Özellikle ekonominin daraldığı dönemlerde sistemin firmalara nakitsiz finansman sağlaması, rekabetin zararlı etkilerinden sistemdeki firmaları koruması, atıl kapasitenin eritilmesi, alacak riskinin ortadan kaldırılması, mal ve hizmet alımlarında faiz kadar tasarruf sağlaması gibi fırsatlar sağlıyor.

Ayrıca barter sistemi, firmalar için barter çeki ve barter kredisi gibi farklı ürünler de sunuyor. Gelir İdaresi Başkanlığı, İstanbul Vergi Dairesi Başkanlığı, Mükellef Hizmetleri Tahsilat Grup Müdürlüğü'nün barter çekleri ile ilgili 6183 sayılı kanunun 79. maddesine göre açıklaması şöyle: "Barter çekleri, üyelerin aralarında yaptığı barter alışverişlerinin ispatı ve hesaplanması için gerekli olan ve gerçekleşen barter işlemlerinde alıcı ve satıcı tarafından imzalanıp, kaşelenen ve yetki kodu (Barter sisteminde satıcı firmanın, mal veya hizmetini satın alacak firmanın sistemdeki kredibilitesinin uygunluğu için barter şirketinden aldığı "satabilirsin" emrine denir) alınması ile hüküm doğuran barter sistem basılı evrakıdır. Söz konusu belge Ticaret Kanunu hükümlerine göre düzenlenen bir borç belgesi değildir. Sadece mal veya hizmetin alındığını göstermekte ve satıcı söz konusu çekte yer alan tutar kadar barter sisteminden alacaklı olmaktadır. Alıcı bu belge ile satıcıya borçlu duruma düşmemektedir. Satıcı bu belge ile sistemden alım limitini artırmakta veya dengelemektedir.

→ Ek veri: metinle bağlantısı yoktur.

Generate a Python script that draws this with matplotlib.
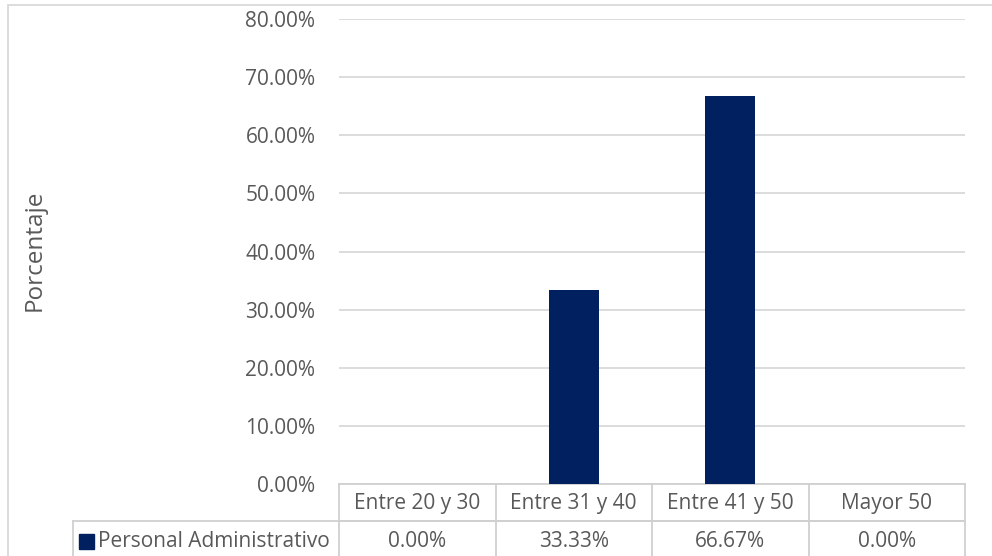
import numpy as np
import matplotlib.pyplot as plt
from matplotlib.patches import Rectangle
from matplotlib.transforms import blended_transform_factory

plt.rcParams['font.family'] = ['Open Sans', 'DejaVu Sans']

categories = ['Entre 20 y 30', 'Entre 31 y 40', 'Entre 41 y 50', 'Mayor 50']
series_name = 'Personal Administrativo'
values = [0.0, 33.33, 66.67, 0.0]
yticks = [0, 10, 20, 30, 40, 50, 60, 70, 80]

bar_color = '#002060'
text_color = '#595959'
grid_color = '#d9d9d9'
line_color = '#d0d0d0'

fig = plt.figure(figsize=(9.92, 5.56), dpi=100)
ax = fig.add_axes([339/992, 1-484/556, (965-339)/992, (484-19)/556])

x = np.arange(len(categories))
ax.bar(x, values, width=0.32, color=bar_color, zorder=3)

ax.set_xlim(-0.5, len(categories)-0.5)
ax.set_ylim(0, 80)
ax.set_yticks(yticks)
ax.set_yticklabels(['%.2f%%' % v for v in yticks], fontsize=15, color=text_color)
ax.tick_params(axis='y', length=0, pad=17)
ax.set_xticks([])
ax.grid(axis='y', color=grid_color, linewidth=1.3, zorder=0)
for s in ['top', 'right', 'left']:
    ax.spines[s].set_visible(False)
ax.spines['bottom'].set_color(line_color)
ax.spines['bottom'].set_linewidth(1.3)

fig.text(35/992, 1-250/556, 'Porcentaje', rotation=90, ha='center', va='center',
         fontsize=17.5, color=text_color)

# data table below the plot
tr = blended_transform_factory(ax.transData, ax.transAxes)
row_h = 37/465
label_left = -0.5 - (339-73)/156.5
bottom = -2.2*row_h
kw = dict(transform=tr, color=line_color, lw=1.3, clip_on=False)
ax.plot([-0.5, 3.5], [-row_h, -row_h], **kw)
ax.plot([label_left, 3.5], [-row_h, -row_h], **kw)
for b in np.arange(-0.5, len(categories)):
    ax.plot([b, b], [0, bottom], **kw)
ax.plot([label_left, label_left], [-row_h, bottom], **kw)

for xi, cat, v in zip(x, categories, values):
    ax.text(xi, -0.52*row_h, cat, transform=tr, ha='center', va='center',
            fontsize=15, color=text_color)
    ax.text(xi, -1.55*row_h, '%.2f%%' % v, transform=tr, ha='center', va='center',
            fontsize=15, color=text_color)

key_x = label_left + 6/156.5
ax.add_patch(Rectangle((key_x, -1.55*row_h - 7.5/465), 15/156.5, 15/465, transform=tr,
                       color=bar_color, clip_on=False))
ax.text(key_x + 19/156.5, -1.55*row_h, series_name, transform=tr, ha='left', va='center',
        fontsize=15, color=text_color)

# chart area border
fig.add_artist(Rectangle((8/992, -0.1), 1.1, 1-5/556+0.1, transform=fig.transFigure,
                         fill=False, edgecolor=grid_color, lw=1.3))

plt.savefig('out.png', dpi=100)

Malı satın alan firma satıcıya değil sisteme borçlanmaktadır." Barter kredisi ise firmalara verilen mal ve hizmet kredisidir. Firmalar, mal ve hizmeti barter sisteminde satın alırlar ve bedelini ürünleri belirlenen vade sonunda nakit olarak öderler.

Ekonominin sürdürülebilir büyümesi yönünde alınan önlemlerin kalıcı olması elbette önemli. Ancak bu önlemler geçmişte kullanmış olduğumuz yöntem ve teyamüllerle sınırlı olursa ancak sınırlı faydalar sağlamış ve geçmişin hatalarından ders almamış oluruz. Alacağımız önlemler ve geçmişteki acı tecrübelerimiz ekonominin bize sunduğu tüm nimetlerden yararlanmayı gerektiriyor. Barter sistemi de ekonomisi yavaşlayan ve likidite sorunu olan bir ülke için çeşitli fırsatlar sunabilir. Değerlendirmek ve mevcut sistemi geliştirmek gerektiğine inanıyorum.